Mexico’s local police are unappreciated, at high risk

SUNDAY, DEC. 19, 2010

Reformers look for ways to upgrade the profession

CIUDAD JUAREZ, Mexico – When gangsters kill a police officer – or even three of them – it rarely makes news in this violent border city.

What’s worse, hardly anyone seems to mourn fallen cops.

When officers are gunned down, as they have been 65 times so far this year in this city alone, and 475 times across the nation just through October, many citizens think it’s because they’re crooked or mixed up with drug cartels.

So on a recent day, the fate of municipal police Officers Pedro Ramos, Mayra Ibarra and Osvaldo Rodriguez as they sat in a parked police pickup caused little stir in these parts, and wasn’t worthy of a front-page article in either major newspaper.

The officers were patrolling in the San Felipe del Real district of this city of 1.3 million people. They pulled up to an elementary school, and a fourth officer hopped out to get a signature on a log to show that the cops had made their rounds.

The other three, all relatively inexperienced, made a tactical error that cost them their lives. They sat in the double-cabin pickup, enclosed and barely able to fire back when gangsters in two vehicles pulled up and squeezed the triggers on assault weapons.

A municipal public security bureau spokesman, Adrian Sanchez, said he didn’t know the motive of the assailants.

“This attack was part of the struggle between good people and bad people,” he said.

Observers and citizen advocates acknowledge that police officers get little respect in Mexico.

Underpaid, under-trained and facing severe threat from powerful organized-crime groups, cops often see their jobs as only one step better than unemployment.

“It’s like the last option for work for a young person. People say, ‘You couldn’t find work? Become a policeman,’ ” said Gustavo de la Rosa, a Chihuahua state human rights ombudsman.

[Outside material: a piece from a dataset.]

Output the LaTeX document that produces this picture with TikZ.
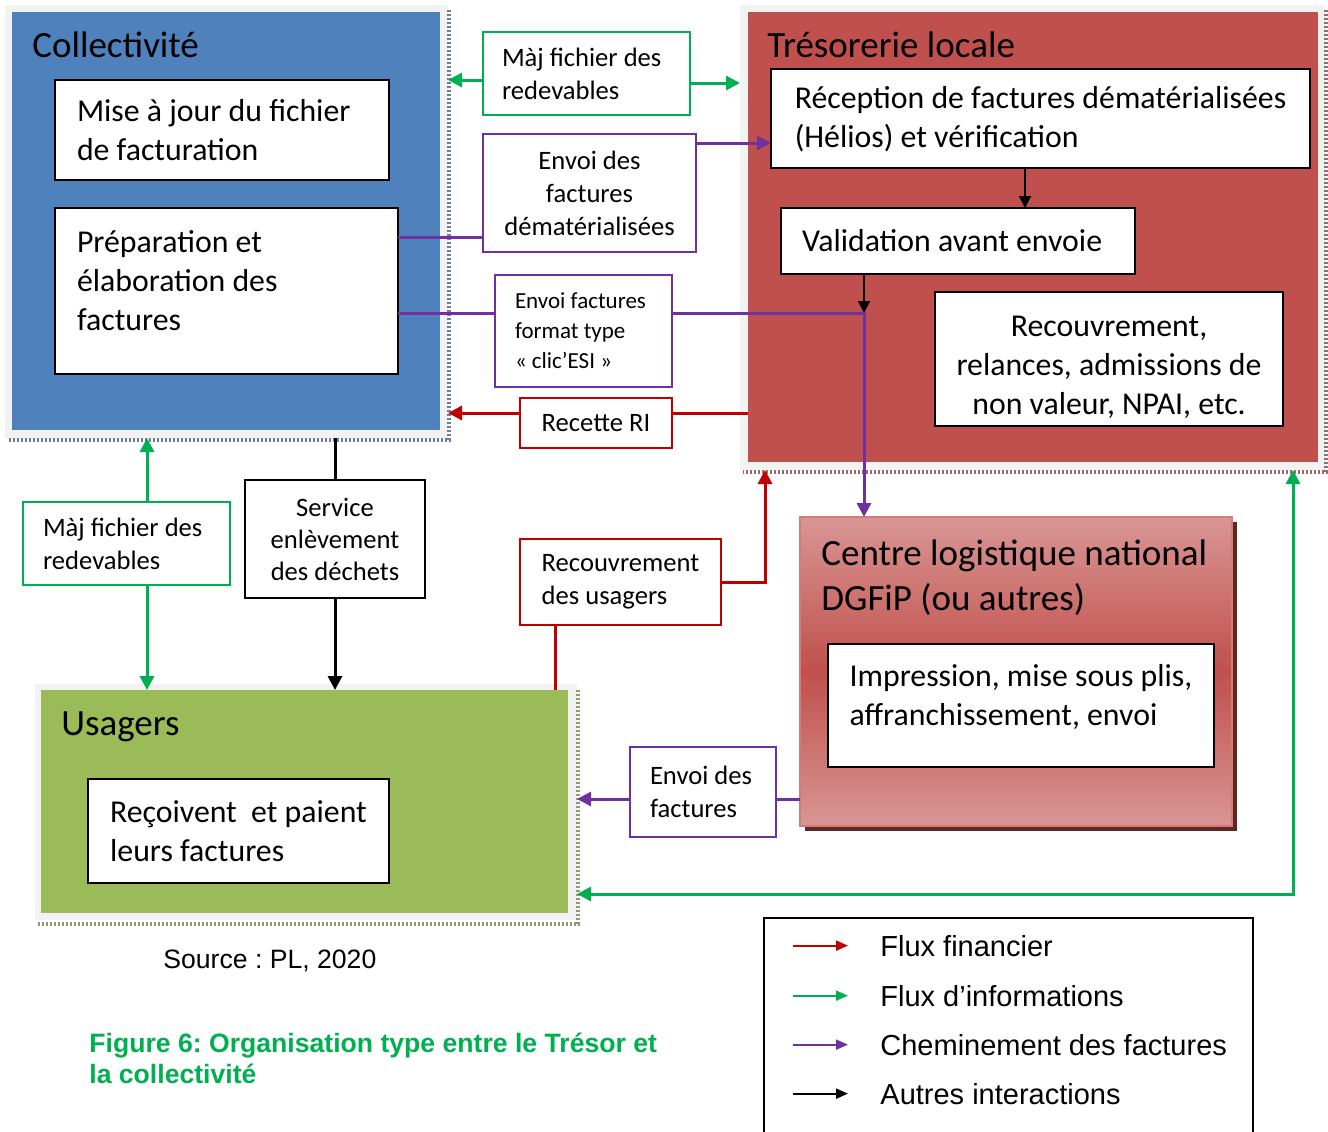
\documentclass[tikz,border=0pt]{standalone}
\usepackage{fontspec}
\setmainfont{Carlito}
\newfontfamily\arialfont{Liberation Sans}
\usetikzlibrary{arrows.meta,calc}
\frenchspacing

\definecolor{collblue}{HTML}{4F81BD}
\definecolor{tresred}{HTML}{C0504D}
\definecolor{usgreen}{HTML}{9BBB59}
\definecolor{infogreen}{HTML}{00B050}
\definecolor{finred}{HTML}{C00000}
\definecolor{factpurple}{HTML}{7030A0}
\definecolor{centrelight}{HTML}{D99694}
\definecolor{centreshadow}{HTML}{632523}
\definecolor{framegray}{HTML}{F2F2F2}

\newcommand\fTitle{\fontsize{18.5}{22.5}\selectfont}
\newcommand\fBox{\fontsize{15.9}{19.5}\selectfont}
\newcommand\fLabel{\fontsize{13.3}{16.5}\selectfont}
\newcommand\fSmall{\fontsize{11.5}{15}\selectfont}
\newcommand\fLegend{\arialfont\fontsize{14.5}{17}\selectfont}
\newcommand\fSource{\arialfont\fontsize{13.3}{16}\selectfont}
\newcommand\fCaption{\arialfont\bfseries\fontsize{13.3}{15.5}\selectfont}

\tikzset{
  panel/.style={anchor=north west, inner sep=0pt, outer sep=0pt},
  boxtext/.style={draw=black, line width=1pt, fill=white, anchor=north west, inner ysep=0pt, outer sep=0pt, font=\fBox, align=flush left},
  flowbox/.style={draw=#1, line width=1pt, fill=white, anchor=north west, inner ysep=0pt, outer sep=0pt, font=\fLabel},
  paneltitle/.style={anchor=base west, inner sep=0pt, font=\fTitle},
  dotband/.style={draw=#1, line width=2pt, dash pattern=on 1pt off 1pt},
  fin/.style={draw=finred, line width=1.5pt},
  info/.style={draw=infogreen, line width=1.5pt},
  fact/.style={draw=factpurple, line width=1.5pt},
  autre/.style={draw=black, line width=1.5pt},
  headend/.style={-{Triangle[length=7pt,width=7pt]}},
  legendtext/.style={anchor=base west, inner sep=0pt, font=\fLegend},
}

\begin{document}
\begin{tikzpicture}[x=0.5pt,y=0.5pt,yscale=-1]
\useasboundingbox (0,0) rectangle (1328,1131);

%Collectivite panel
    \node[panel, fill=framegray, minimum width=221.5pt, minimum height=216.5pt] (collf) at (5,5) {};
    \node[panel, fill=collblue, minimum width=214pt, minimum height=209pt] (coll) at (12,12) {};
    \draw[dotband=collblue!45!gray] ($(collf.north east)+(1,5)$) |- ($(collf.south west)+(3,2)$);
    \node[paneltitle] (colltitle) at (32,57) {Collectivité};
    \node[boxtext, minimum width=167pt, minimum height=50pt, text width=145pt, inner xsep=11pt] (maj) at (55,80) {Mise à jour du fichier\\de facturation};
    \node[boxtext, minimum width=171.5pt, minimum height=83pt, text width=149.5pt, inner xsep=11pt, text depth=50pt] (prep) at (55,208) {Préparation et\\élaboration des\\factures};

%Tresorerie panel
    \node[panel, fill=framegray, minimum width=292.5pt, minimum height=232.5pt] (tresf) at (740,5) {};
    \node[panel, fill=tresred, minimum width=285pt, minimum height=225pt] (tres) at (748,12) {};
    \draw[dotband=tresred!40!gray] ($(tresf.north east)+(1,5)$) |- ($(tresf.south west)+(3,2)$);
    \node[paneltitle] (trestitle) at (767,57) {Trésorerie locale};
    \node[boxtext, minimum width=269.5pt, minimum height=49.5pt, text depth=1.5pt] (recep) at (771,69) {Réception de factures dématérialisées\\(Hélios) et vérification};
    \node[boxtext, minimum width=177pt, minimum height=33pt, text width=156pt, inner xsep=10.5pt] (valid) at (781,208) {Validation avant envoie};
    \node[boxtext, align=flush center, minimum width=174pt, minimum height=67pt, text width=160pt, inner xsep=7pt, text depth=33pt] (recouv) at (935,292) {Recouvrement,\\relances, admissions de\\non valeur, NPAI, etc.};

%Centre logistique
    \fill[centreshadow] (805,522) rectangle (1237,831);
    \node[panel, draw=tresred!75!white, line width=1pt, top color=centrelight, bottom color=centrelight, middle color=tresred, minimum width=216pt, minimum height=154.5pt] (centre) at (800,517) {};
    \node[paneltitle] (ctitle1) at (821,565) {Centre logistique national};
    \node[paneltitle] (ctitle2) at (821,610) {DGFiP (ou autres)};
    \node[boxtext, minimum width=193pt, minimum height=61.5pt, text depth=11pt] (imp) at (828,644) {Impression, mise sous plis,\\affranchissement, envoi};

%Usagers panel
    \node[panel, fill=framegray, minimum width=271pt, minimum height=118pt] (usf) at (35,684) {};
    \node[panel, fill=usgreen, minimum width=263.5pt, minimum height=111.5pt] (us) at (41,690) {};
    \draw[dotband=usgreen!45!gray] ($(usf.north east)+(1,6)$) |- ($(usf.south west)+(3,4)$);
    \node[paneltitle] (ustitle) at (61,735) {Usagers};
    \node[boxtext, minimum width=150.5pt, minimum height=52pt] (recoit) at (88,779) {Reçoivent\ \ et paient\\leurs factures};

%Flow labels
    \node[flowbox=infogreen, align=flush left, minimum width=103.5pt, minimum height=41.5pt, text width=84.5pt, inner xsep=9.5pt] (majtop) at (483,32) {Màj fichier des\\redevables};
    \node[flowbox=factpurple, align=flush center, minimum width=106.5pt, minimum height=59pt, text width=90pt, inner xsep=8.25pt] (envdem) at (483,134) {Envoi des\\factures\\dématérialisées};
    \node[flowbox=factpurple, align=flush left, font=\fSmall, minimum width=88.5pt, minimum height=56pt, text width=68.5pt, inner xsep=10pt] (clic) at (495,275) {Envoi factures\\format type\\« clic’ESI »};
    \node[flowbox=finred, align=center, minimum width=76pt, minimum height=25pt] (recette) at (520,398) {Recette RI};
    \node[flowbox=finred, align=left, minimum width=100.5pt, minimum height=43pt] (recus) at (520,539) {Recouvrement\\des usagers};
    \node[flowbox=infogreen, align=flush left, minimum width=103.5pt, minimum height=41.5pt, text width=83.5pt, inner xsep=10pt] (majleft) at (23,502) {Màj fichier des\\redevables};
    \node[flowbox=black, align=center, font=\fontsize{13.3}{16}\selectfont, minimum width=90pt, minimum height=59pt] (service) at (245,480) {Service\\enlèvement\\des déchets};
    \node[flowbox=factpurple, align=flush left, minimum width=73pt, minimum height=45pt, text width=53pt, inner xsep=10pt] (envfact) at (630,747) {Envoi des\\factures};

%Connector anchors
    \coordinate (mtl) at ($(majtop.west)+(0,6.5)$);
    \coordinate (mtr) at ($(majtop.east)+(0,9.5)$);
    \coordinate (pv) at ($(prep.north east)+(0,29)$);
    \coordinate (ev) at ($(envdem.north east)+(0,9)$);
    \coordinate (jn) at ($(valid.south west)+(83,39)$);
    \coordinate (rv) at ($(recep.south)+(-15.5,0)$);
    \coordinate (rr) at ($(recette.north)+(0,15)$);
    \coordinate (ef) at ($(envfact.west)+(0,7)$);
    \coordinate (gb) at ($(usf.south east)+(716,-26)$);
    \coordinate (rb) at ($(recus.south west)+(35,0)$);
    \coordinate (rt) at ($(recus.east)+(44,0)$);
    \coordinate (ml) at ($(majleft.north)+(20.5,0)$);

%Flux d'informations
    \draw[info, headend] (mtl) -- (mtl -| collf.east);
    \draw[info, headend] (mtr) -- (mtr -| tresf.west);
    \draw[info, headend] (ml) -- (ml |- collf.south);
    \draw[info, headend] (ml |- majleft.south) -- (ml |- us.north);
    \draw[info, {Triangle[length=7pt,width=7pt]}-{Triangle[length=7pt,width=7pt]}] (gb -| usf.east) -- (gb) -- (gb |- tresf.south);

%Cheminement des factures
    \draw[autre, line width=1pt, -{Triangle[length=6pt,width=6pt]}] (rv) -- (rv |- valid.north);
    \draw[autre, line width=1pt, -{Triangle[length=6pt,width=6pt]}] (valid.south -| jn) -- (jn);
    \draw[fact] (pv) -- (pv -| envdem.west);
    \draw[fact, headend] (ev) -- (ev -| recep.west);
    \draw[fact] (jn -| prep.east) -- (jn -| clic.west);
    \draw[fact, headend] (jn -| clic.east) -- (jn) -- (jn |- centre.north);
    \draw[fact] (ef -| centre.west) -- (ef -| envfact.east);
    \draw[fact, headend] (ef -| envfact.west) -- (ef -| usf.east);

%Flux financier
    \draw[fin] (rr -| tres.west) -- (rr -| recette.east);
    \draw[fin, headend] (rr -| recette.west) -- (rr -| collf.east);
    \draw[fin] (rb |- us.north) -- (rb);
    \draw[fin, headend] (recus.east) -- (rt) -- (rt |- tresf.south);

%Autres interactions
    \draw[autre] (service.north |- collf.south) -- (service.north);
    \draw[autre, headend] (service.south) -- (service.south |- us.north);

%Source and caption
    \node[anchor=base west, inner sep=0pt, font=\fSource] (source) at (163,968) {Source : PL, 2020};
    \node[anchor=north west, inner sep=0pt, align=left, font=\fCaption, text=infogreen] (caption) at (89,1033) {Figure 6: Organisation type entre le Trésor et\\la collectivité};

%Legend
    \node[panel, draw=black, line width=1pt, minimum width=244.5pt, minimum height=120pt] (legend) at (764,918) {};
    \node[legendtext] (lg1) at (880,956) {Flux financier};
    \node[legendtext] (lg2) at (880,1006) {Flux d’informations};
    \node[legendtext] (lg3) at (880,1055) {Cheminement des factures};
    \node[legendtext] (lg4) at (880,1104) {Autres interactions};
    \foreach \lg/\col in {lg1/finred, lg2/infogreen, lg3/factpurple, lg4/black}
      \draw[draw=\col, line width=1pt, -{Triangle[length=6pt,width=5pt]}] ($(\lg.west)+(-87,0)$) -- ($(\lg.west)+(-32,0)$);

\end{tikzpicture}
\end{document}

Mexico has multiple law enforcement agencies, including a federal police force of some 33,000, along with 371,000 officers in 2,022 municipal police departments and 32 state police forces. Turnover is sky-high. In the last 31/2 years, President Felipe Calderon said on Oct. 6, turnover among state and local police was 106 percent.

In August, Public Safety Secretary Genaro Garcia Luna said drug trafficking organizations spent about $100 million a month in bribes to police officers across the nation. He said 60 percent of municipal cops earned less than $317 a month.

“What we have to do is launch a campaign to dignify the profession of being a police officer, to make it a respectable profession,” De la Rosa said. “It isn’t considered so now. It’s considered a temporary job.”

Calderon is on a quest for police reform, emphasizing that the officers are on the front lines against organized crime. In a move to create a unified federal command and set standards for training and pay, Calderon sent a bill to Congress on Oct. 6 that would place federal police in charge of all levels of police in Mexico.